On the point about hull compression raising the internal air pressure, the normal volume change hence air-pressure rise by shell compression should be minute, provided the material's movement is within its elastic limit.
It it is not, the shell is collapsing anyway.
I don't know how long an emergency ascent from 3000m would take but even then the consequent reduction to ambient air pressure will be as small as its increase was, and relatively slow. So I would not think "the bends" any likely hazard.
'
The Bends cited by Hopper, or Decompression-sickness, was originally called "Caisson Disease" as it was first identified among civil-engineering labourers working in sub-estuarine caissons for building bridge piers*. It is not directly an an effect of water at high-pressure on the body.
Instead it is an effect of breathing compressed-air at pressures equivalent to ambient even at quite modest pressures, depending on time. The bridge-builders were working hard, surrounded by high-pressure air, for some hours at a time.
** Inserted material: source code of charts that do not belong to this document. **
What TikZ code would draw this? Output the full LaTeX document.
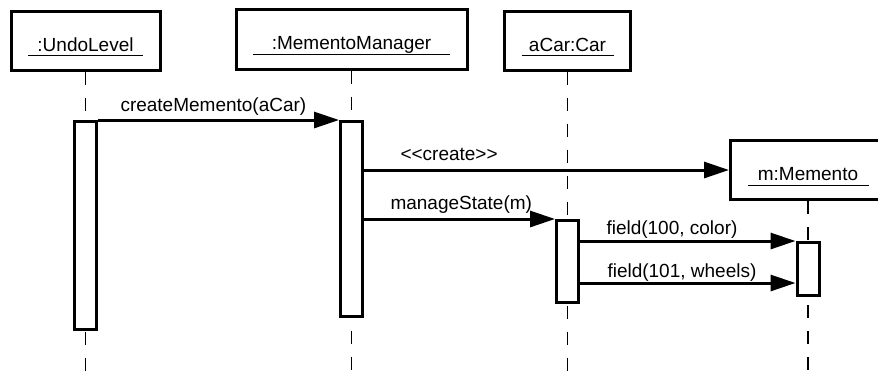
\documentclass[tikz,border=0pt]{standalone}
\usepackage{fontspec}
\setmainfont{Liberation Sans}
\usepackage{tikz}
\usetikzlibrary{calc}
\usetikzlibrary{arrows.meta}

\begin{document}
\begin{tikzpicture}[x=0.5pt, y=0.5pt,
		font=\fontsize{9.5}{11}\selectfont,
		object/.style={draw, line width=1.5pt, inner sep=0pt, minimum height=29.5pt, text height=10.5pt, text depth=0pt,
			path picture={\draw[line width=0.5pt] ([shift={(8.5pt,7.25pt)}]path picture bounding box.south west) -- ([shift={(-8.5pt,7.25pt)}]path picture bounding box.south east);}},
		lifeline/.style={line width=0.75pt, dash pattern=on 6.5pt off 6.5pt},
		activation/.style={draw, fill=white, line width=1.5pt, minimum width=11pt},
		msg/.style={line width=1.5pt, -{Triangle[length=12.5pt, width=8pt]}},
		lbl/.style={anchor=base west, inner sep=0pt}]
				\useasboundingbox (0,0) rectangle (878,372);
				\fill[white] (0,0) rectangle (878,372);
				\clip (0,0) rectangle (878,372);
				\coordinate(bottom) at (0, 0);

				\node[object, minimum width=74.5pt] (undo) at (85.5, 331.5) {:UndoLevel};
				\node[object, minimum width=115.5pt, minimum height=30pt] (manager) at (351.5, 333) {:MementoManager};
				\node[object, minimum width=63pt] (car) at (567.5, 331.5) {aCar:Car};
				\node[object, minimum width=77.5pt] (memento) at (808, 202) {m:Memento};

				\draw[lifeline] (undo.south) -- (undo.south |- bottom);
				\draw[lifeline] (manager.south) -- (manager.south |- bottom);
				\draw[lifeline] (car.south) -- (car.south |- bottom);
				\draw[lifeline] (memento.south) -- (memento.south |- bottom);

				\node[activation, minimum height=104pt] (undoAct) at (85.5, 146.5) {};
				\node[activation, minimum height=97.5pt] (managerAct) at (351.5, 153) {};
				\node[activation, minimum height=40.75pt] (carAct) at (567.5, 110.75) {};
				\node[activation, minimum height=26.5pt] (mementoAct) at (808, 103) {};
				\coordinate(wheels) at ($(mementoAct.south west)+(0, 14)$);

				\draw[msg] (undoAct.north east) -- node[lbl, pos=0, xshift=10.5pt, yshift=4.5pt] {createMemento(aCar)} (undoAct.north east -| managerAct.west);
				\draw[msg] (memento.west -| managerAct.east) -- node[lbl, pos=0, xshift=17.5pt, yshift=5pt] {<{}<create>{}>} (memento.west);
				\draw[msg] (carAct.north west -| managerAct.east) -- node[lbl, pos=0, xshift=12.5pt, yshift=5pt] {manageState(m)} (carAct.north west);
				\draw[msg] (mementoAct.north west -| carAct.east) -- node[lbl, pos=0, xshift=12.5pt, yshift=3.25pt] {field(100, color)} (mementoAct.north west);
				\draw[msg] (wheels -| carAct.east) -- node[lbl, pos=0, xshift=13pt, yshift=2.75pt] {field(101, wheels)} (wheels);

			\end{tikzpicture}
\end{document}
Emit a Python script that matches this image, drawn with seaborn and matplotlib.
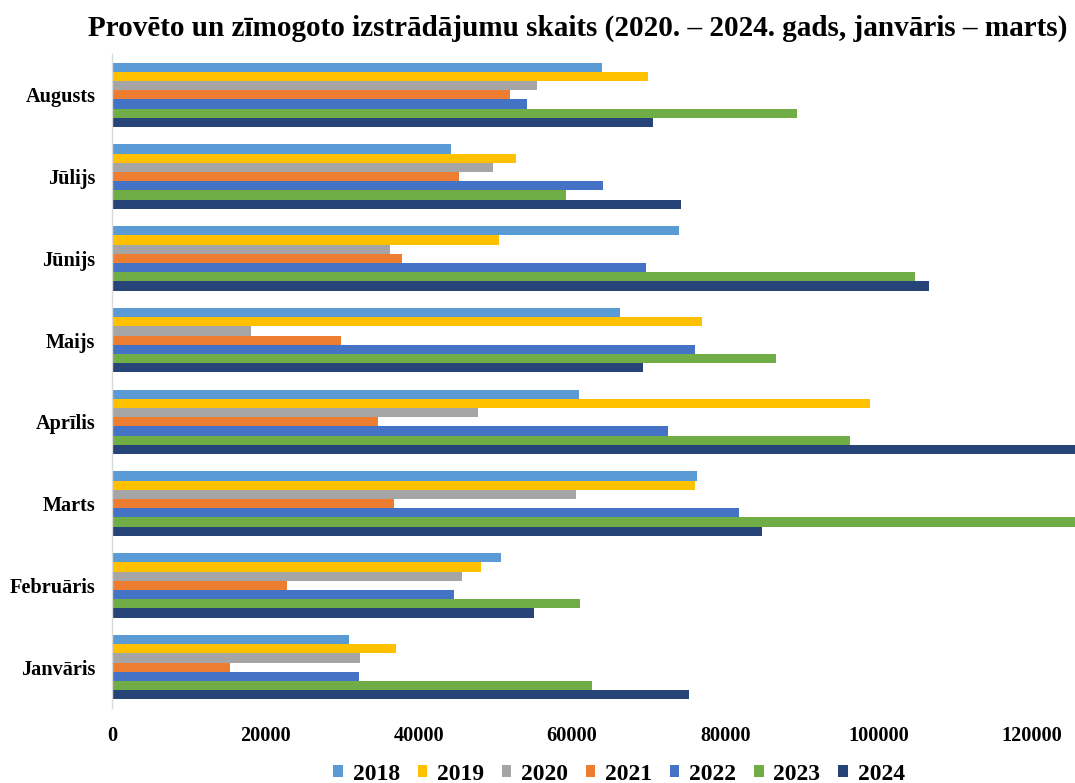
# Grouped horizontal bars: checked items per month, 2018-2024
import pandas as pd
import seaborn as sns
import matplotlib.pyplot as plt
from matplotlib.patches import Patch

months = ['Janvāris', 'Februāris', 'Marts', 'Aprīlis', 'Maijs', 'Jūnijs', 'Jūlijs', 'Augusts']
years = ['2018', '2019', '2020', '2021', '2022', '2023', '2024']

v2018 = [30900, 50700, 76300, 60900, 66200, 73900, 44200, 63900]
v2019 = [37000, 48100, 76100, 98900, 76900, 50500, 52700, 69900]
v2020 = [32400, 45700, 60500, 47700, 18100, 36200, 49700, 55400]
v2021 = [15400, 22800, 36800, 34700, 29900, 37800, 45300, 51900]
v2022 = [32200, 44600, 81800, 72500, 76000, 69600, 64100, 54100]
v2023 = [62600, 61000, 130000, 96300, 86600, 104700, 59200, 89300]
v2024 = [75200, 55100, 84800, 128000, 69300, 106600, 74200, 70500]

colors = ['#5B9BD5', '#FFC000', '#A5A5A5', '#ED7D31', '#4472C4', '#70AD47', '#264478']

series = [v2018, v2019, v2020, v2021, v2022, v2023, v2024]
rows = []
for year, vals in zip(years, series):
    for month, v in zip(months, vals):
        rows.append({'month': month, 'year': year, 'value': v})
df = pd.DataFrame(rows)

sns.set_theme(style='white')
plt.rcParams['font.family'] = ['Liberation Serif', 'DejaVu Serif']
plt.rcParams['font.weight'] = 'bold'
plt.rcParams['text.color'] = 'black'
plt.rcParams['xtick.color'] = 'black'
plt.rcParams['ytick.color'] = 'black'

fig = plt.figure(figsize=(10.75, 7.83), dpi=100)
ax = fig.add_axes([112 / 1075, 1 - 708 / 783, 1 - 112 / 1075, (708 - 54) / 783])

sns.barplot(data=df, x='value', y='month', hue='year', orient='h',
            order=months[::-1], hue_order=years, palette=colors,
            width=0.79, gap=0, linewidth=0, saturation=1, ax=ax, legend=False)

ax.set_xlim(0, 125600)
ax.set_ylim(len(months) - 0.5, -0.5)
ax.set_xticks(range(0, 120001, 20000))
ax.set_xlabel('')
ax.set_ylabel('')
ax.tick_params(axis='both', length=0, labelsize=14.6, labelcolor='black')
ax.tick_params(axis='y', pad=12)
ax.tick_params(axis='x', pad=13)
for lab in ax.get_xticklabels() + ax.get_yticklabels():
    lab.set_fontweight('bold')

for side in ['top', 'right', 'bottom']:
    ax.spines[side].set_visible(False)
ax.spines['left'].set_color('#d9d9d9')
ax.spines['left'].set_linewidth(1)
ax.grid(False)

fig.text(0.5377, 1 - 28 / 783, 'Provēto un zīmogoto izstrādājumu skaits (2020. – 2024. gads, janvāris – marts)',
         ha='center', va='center', fontsize=21, fontweight='bold', color='black')

handles = [Patch(facecolor=c, edgecolor='none', label=y) for c, y in zip(colors, years)]
fig.legend(handles=handles, loc='center', bbox_to_anchor=(619 / 1075, 1 - 774 / 783), ncol=7,
           frameon=False, handlelength=0.4, handleheight=0.4,
           handletextpad=0.42, columnspacing=0.75, prop={'weight': 'bold', 'size': 17})

fig.savefig('out.png', dpi=100)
In these conditions the blood absorbs nitrogen, and if the pressure is released too rapidly it cannot come out of solution in a gentle manner, but effervesces slightly, creating bubbles that typically lodge in the joints, causing great pain.
Treatment is by putting the patient in a decompression-chamber in which the air pressure is raised to the diving depth then released at a very slow, controlled rate over as many hours as calculated for the case.
SCUBA Divers usually stay within fairly shallow depths but if venturing deeper, especially to 30+m with some time at depth, take enormous care over gas-mixtures, the potentially toxic or narcotic effects of atmospheric gases at high pressure, times at depth, ascent decompression-stops, short decompression-oxygen breathing, etc. Even then things can go wrong. The complications are multiplied greatly if the dive profile (depth, distance and time) is not a single dive to a steady depth but rises and falls like a switchback, even alternating from open air to considerable depths a few times – but this is normally only met in cave-diving, not the sea.
So air-pressure change by a submarine's hull compression is not going to lead to The Bends. I would expect the shell to contract slightly, but if enough to raise the internal pressure significantly, it is passing beyond its elastic limit….
… and that is a design consideration. As are the mind-bogglingly complicated stress and strain calculations for external pressures on a shell that although basically cylindrical, is not of single material and contains shape-changers like interpenetrations and mountings.
I have seen a video of a plain cylinder collapsing, in a hydrostatic test-tank. It was a fairly small container intended for marine electronic equipment, but failed well within its intended working-pressure for some reason, while undergoing the test as specified. It gave no visible warning such as slow buckling, but ruptured suddenly and implosively.
.
*I believe the first cases questioned, against considerable medical and commercial opposition, were among the men building the Brooklyn Bridge, in New York.